--- Given information ---
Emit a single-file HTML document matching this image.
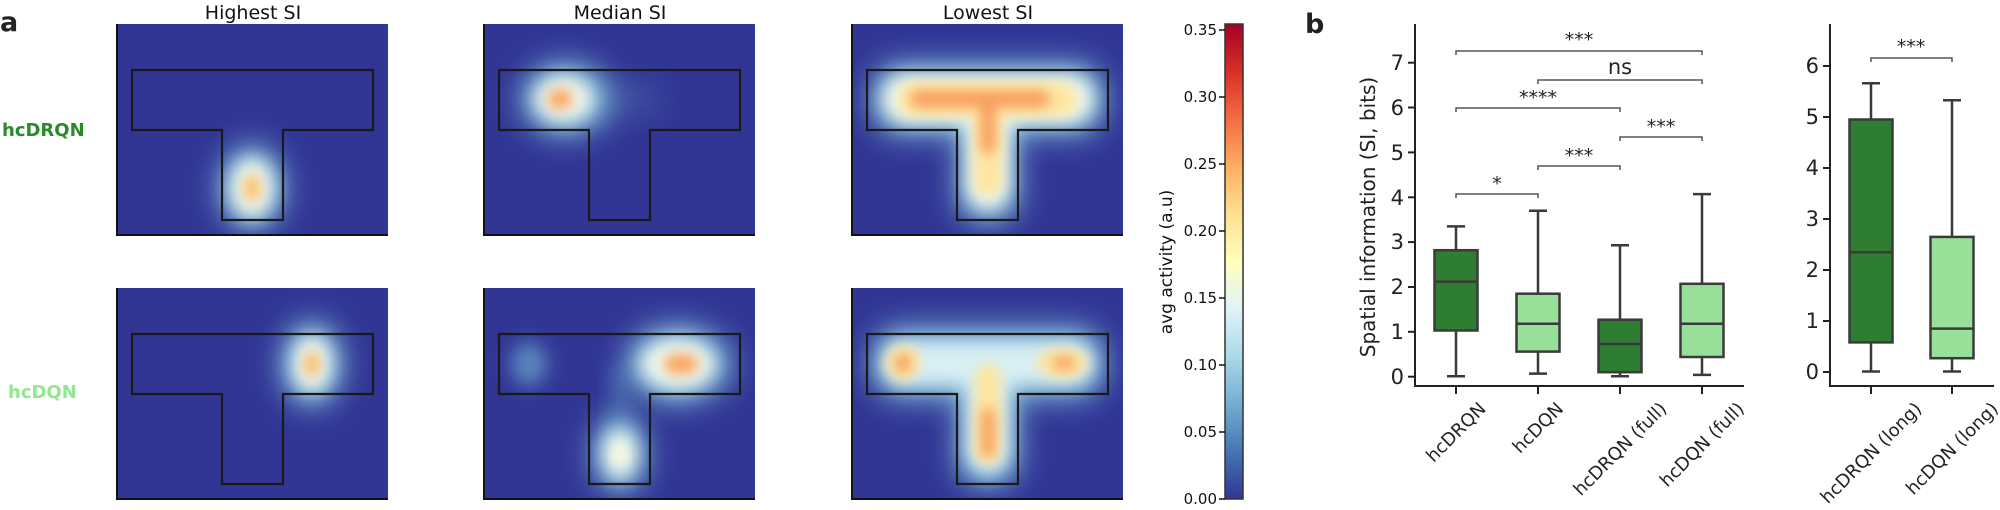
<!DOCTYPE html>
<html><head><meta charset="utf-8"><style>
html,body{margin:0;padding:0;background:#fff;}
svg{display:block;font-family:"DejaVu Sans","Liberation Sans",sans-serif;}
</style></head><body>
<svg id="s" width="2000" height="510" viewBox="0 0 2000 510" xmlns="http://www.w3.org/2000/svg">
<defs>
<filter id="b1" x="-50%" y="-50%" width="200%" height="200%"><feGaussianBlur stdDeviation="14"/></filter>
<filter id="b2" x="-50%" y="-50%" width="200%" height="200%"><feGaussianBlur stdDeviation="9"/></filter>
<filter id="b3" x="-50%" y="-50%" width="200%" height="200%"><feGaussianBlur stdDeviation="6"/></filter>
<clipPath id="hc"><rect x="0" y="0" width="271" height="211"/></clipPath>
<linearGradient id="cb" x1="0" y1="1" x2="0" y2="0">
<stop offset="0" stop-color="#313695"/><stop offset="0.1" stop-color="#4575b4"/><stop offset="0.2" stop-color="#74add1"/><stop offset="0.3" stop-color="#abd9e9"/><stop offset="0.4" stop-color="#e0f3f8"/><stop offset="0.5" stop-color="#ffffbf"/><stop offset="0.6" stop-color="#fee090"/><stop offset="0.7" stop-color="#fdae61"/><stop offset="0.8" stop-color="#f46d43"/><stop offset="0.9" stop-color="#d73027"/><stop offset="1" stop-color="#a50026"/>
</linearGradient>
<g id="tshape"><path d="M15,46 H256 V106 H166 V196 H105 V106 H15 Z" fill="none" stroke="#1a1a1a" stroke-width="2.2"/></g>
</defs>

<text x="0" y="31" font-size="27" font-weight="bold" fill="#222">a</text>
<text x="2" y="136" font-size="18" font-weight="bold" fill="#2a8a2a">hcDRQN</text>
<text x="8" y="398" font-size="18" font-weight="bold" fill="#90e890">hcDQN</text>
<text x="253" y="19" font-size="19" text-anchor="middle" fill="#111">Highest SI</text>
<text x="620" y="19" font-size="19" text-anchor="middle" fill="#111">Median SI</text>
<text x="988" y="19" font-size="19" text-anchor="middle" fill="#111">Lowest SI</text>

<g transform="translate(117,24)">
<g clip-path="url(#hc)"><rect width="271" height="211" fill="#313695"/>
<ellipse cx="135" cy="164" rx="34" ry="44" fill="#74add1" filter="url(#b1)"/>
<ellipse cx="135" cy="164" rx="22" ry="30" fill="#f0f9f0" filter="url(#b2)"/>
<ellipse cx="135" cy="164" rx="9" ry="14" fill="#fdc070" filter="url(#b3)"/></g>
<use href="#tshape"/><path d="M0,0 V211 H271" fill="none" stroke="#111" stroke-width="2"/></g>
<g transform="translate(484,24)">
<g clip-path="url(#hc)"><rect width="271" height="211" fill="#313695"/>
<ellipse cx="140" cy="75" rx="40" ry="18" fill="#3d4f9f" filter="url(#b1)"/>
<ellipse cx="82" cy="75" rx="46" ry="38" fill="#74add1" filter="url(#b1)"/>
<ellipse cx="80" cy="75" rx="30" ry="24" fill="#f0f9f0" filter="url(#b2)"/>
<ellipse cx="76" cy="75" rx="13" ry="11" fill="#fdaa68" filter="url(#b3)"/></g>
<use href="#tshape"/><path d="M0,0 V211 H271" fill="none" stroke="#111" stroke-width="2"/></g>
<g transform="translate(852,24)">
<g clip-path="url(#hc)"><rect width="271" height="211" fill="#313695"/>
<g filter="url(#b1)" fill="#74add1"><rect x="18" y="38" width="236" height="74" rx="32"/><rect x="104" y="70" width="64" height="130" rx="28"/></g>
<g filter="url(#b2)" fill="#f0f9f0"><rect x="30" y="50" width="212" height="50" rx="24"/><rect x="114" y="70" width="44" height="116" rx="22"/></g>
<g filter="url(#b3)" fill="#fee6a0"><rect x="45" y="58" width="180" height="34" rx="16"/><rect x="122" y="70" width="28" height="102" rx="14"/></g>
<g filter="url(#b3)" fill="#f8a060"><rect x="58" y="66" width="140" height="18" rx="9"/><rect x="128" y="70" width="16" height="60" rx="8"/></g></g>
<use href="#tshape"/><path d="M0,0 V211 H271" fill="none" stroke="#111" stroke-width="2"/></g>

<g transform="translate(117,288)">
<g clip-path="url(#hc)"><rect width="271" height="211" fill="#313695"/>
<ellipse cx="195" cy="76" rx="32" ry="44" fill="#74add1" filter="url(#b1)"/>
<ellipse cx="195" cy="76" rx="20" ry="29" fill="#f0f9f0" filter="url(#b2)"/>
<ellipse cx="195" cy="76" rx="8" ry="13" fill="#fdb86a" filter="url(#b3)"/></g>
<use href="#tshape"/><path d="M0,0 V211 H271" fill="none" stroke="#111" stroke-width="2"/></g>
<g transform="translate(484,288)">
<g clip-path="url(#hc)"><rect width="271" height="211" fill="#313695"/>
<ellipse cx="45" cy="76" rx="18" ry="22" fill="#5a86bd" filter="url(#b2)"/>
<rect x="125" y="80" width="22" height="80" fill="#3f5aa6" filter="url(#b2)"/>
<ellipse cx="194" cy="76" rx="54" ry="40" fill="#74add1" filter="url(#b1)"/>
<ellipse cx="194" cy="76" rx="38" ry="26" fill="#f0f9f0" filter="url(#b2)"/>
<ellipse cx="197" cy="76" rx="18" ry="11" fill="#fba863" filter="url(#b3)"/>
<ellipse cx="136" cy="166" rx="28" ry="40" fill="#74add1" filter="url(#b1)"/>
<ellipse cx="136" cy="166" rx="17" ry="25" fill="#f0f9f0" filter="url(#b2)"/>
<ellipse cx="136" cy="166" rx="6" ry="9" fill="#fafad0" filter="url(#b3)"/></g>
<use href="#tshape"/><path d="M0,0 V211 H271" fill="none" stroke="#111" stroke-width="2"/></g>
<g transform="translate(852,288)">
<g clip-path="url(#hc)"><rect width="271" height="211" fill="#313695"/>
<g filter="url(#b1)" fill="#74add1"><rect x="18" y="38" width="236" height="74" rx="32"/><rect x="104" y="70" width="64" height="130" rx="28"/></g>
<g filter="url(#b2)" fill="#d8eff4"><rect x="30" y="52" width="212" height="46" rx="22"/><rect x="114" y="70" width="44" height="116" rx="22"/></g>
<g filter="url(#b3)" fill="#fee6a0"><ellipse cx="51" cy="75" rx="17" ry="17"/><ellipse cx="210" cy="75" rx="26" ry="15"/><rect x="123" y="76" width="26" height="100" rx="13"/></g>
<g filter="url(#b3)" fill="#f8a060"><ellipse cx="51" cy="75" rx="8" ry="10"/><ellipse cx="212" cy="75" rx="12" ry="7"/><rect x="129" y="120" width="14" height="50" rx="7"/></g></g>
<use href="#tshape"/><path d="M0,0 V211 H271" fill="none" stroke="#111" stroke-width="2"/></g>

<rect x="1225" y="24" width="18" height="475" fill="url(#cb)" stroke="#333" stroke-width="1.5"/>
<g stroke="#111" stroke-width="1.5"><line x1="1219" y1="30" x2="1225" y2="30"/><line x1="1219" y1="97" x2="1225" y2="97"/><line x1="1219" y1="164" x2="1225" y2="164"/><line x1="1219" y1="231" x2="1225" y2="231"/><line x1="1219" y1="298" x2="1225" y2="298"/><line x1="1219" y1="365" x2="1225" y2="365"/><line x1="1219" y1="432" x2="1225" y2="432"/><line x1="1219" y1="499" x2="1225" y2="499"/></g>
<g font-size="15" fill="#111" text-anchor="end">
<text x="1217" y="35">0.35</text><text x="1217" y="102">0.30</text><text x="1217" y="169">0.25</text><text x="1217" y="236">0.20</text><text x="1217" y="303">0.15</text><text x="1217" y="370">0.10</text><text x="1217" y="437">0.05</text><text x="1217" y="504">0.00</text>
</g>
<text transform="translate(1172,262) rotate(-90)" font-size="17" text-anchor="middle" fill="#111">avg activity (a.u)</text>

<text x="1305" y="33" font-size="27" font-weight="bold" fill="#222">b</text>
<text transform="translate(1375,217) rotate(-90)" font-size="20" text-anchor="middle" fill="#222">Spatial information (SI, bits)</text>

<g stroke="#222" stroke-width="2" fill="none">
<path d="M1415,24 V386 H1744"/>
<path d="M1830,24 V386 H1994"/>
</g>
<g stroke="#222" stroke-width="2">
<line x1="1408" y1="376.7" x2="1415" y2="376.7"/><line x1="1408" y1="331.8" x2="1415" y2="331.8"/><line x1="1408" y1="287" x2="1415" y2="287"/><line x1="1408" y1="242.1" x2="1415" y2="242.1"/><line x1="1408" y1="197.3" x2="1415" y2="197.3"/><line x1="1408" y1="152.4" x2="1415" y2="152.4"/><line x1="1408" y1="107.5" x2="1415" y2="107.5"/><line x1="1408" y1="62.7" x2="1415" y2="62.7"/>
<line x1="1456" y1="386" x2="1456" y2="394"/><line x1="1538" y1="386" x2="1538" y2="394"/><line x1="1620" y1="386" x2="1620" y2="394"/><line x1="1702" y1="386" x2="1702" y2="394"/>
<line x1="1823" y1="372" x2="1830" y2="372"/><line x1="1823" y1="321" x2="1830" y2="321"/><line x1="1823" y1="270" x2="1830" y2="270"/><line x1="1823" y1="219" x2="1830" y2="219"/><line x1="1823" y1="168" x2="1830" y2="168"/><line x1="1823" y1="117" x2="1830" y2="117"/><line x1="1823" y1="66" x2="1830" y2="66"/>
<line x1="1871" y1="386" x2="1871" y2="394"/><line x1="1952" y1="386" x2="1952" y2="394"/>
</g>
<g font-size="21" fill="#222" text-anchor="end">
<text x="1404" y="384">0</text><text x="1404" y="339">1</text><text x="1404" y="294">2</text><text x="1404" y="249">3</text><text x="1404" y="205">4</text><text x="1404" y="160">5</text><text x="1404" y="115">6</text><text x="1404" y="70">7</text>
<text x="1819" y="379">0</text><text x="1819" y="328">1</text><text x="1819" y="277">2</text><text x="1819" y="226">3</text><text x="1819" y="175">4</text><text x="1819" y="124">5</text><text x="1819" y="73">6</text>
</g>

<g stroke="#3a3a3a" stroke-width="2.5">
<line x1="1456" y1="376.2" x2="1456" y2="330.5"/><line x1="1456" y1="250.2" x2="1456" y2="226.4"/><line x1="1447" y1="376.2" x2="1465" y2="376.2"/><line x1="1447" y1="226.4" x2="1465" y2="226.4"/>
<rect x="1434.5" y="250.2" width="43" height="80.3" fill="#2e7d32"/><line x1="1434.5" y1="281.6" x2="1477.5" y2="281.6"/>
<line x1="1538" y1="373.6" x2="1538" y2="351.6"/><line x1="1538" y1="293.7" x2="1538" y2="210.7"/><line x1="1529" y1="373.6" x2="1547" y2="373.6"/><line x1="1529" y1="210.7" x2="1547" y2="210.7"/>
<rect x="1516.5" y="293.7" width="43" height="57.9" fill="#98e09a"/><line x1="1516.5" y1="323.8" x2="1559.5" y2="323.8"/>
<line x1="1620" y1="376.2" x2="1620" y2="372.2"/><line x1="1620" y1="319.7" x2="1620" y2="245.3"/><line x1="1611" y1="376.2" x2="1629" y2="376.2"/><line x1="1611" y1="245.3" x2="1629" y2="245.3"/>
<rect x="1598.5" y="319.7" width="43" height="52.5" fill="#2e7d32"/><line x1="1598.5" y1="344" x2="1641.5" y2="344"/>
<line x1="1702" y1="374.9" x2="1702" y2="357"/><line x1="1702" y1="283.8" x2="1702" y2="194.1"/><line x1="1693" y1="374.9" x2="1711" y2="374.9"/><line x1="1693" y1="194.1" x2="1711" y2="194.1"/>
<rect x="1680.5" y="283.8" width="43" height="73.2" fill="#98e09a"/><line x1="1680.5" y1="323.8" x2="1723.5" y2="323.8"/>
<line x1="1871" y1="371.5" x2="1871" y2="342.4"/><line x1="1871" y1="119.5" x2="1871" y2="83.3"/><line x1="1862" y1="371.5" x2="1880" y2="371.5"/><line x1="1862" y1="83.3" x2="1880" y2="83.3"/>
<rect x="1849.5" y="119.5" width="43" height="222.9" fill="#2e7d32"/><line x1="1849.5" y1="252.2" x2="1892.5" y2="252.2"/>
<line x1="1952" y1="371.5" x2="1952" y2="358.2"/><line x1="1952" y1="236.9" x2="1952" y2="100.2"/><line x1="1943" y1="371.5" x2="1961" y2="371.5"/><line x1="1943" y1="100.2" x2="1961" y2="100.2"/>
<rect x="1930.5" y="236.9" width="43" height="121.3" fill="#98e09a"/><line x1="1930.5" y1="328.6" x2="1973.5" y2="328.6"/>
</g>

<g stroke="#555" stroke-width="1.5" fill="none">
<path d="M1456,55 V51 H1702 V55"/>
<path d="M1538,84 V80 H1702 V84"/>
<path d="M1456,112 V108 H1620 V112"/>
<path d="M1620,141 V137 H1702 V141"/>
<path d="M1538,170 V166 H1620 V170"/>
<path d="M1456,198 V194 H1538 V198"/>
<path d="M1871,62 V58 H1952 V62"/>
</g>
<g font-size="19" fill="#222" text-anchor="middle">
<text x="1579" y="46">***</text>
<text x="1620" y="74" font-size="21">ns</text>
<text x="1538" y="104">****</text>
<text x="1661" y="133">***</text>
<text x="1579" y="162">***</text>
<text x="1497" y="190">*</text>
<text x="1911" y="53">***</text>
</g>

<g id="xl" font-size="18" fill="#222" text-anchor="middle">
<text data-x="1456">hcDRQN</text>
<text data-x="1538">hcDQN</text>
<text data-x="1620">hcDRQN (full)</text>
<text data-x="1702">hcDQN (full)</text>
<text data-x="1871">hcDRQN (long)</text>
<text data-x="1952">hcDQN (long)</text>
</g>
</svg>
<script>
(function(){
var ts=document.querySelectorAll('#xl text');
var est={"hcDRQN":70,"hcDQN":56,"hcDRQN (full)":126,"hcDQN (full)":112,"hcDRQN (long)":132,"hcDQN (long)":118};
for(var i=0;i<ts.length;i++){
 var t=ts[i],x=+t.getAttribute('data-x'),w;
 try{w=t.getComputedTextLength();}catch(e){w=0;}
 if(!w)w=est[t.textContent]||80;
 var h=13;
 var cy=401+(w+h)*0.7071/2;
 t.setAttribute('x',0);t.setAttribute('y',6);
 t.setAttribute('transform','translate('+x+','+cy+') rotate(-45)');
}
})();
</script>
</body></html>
---
[Aim]: Lines containing the string "document" are to be selected and copied.

[Complete answer]:
Emit a single-file HTML document matching this image.
var ts=document.querySelectorAll('#xl text');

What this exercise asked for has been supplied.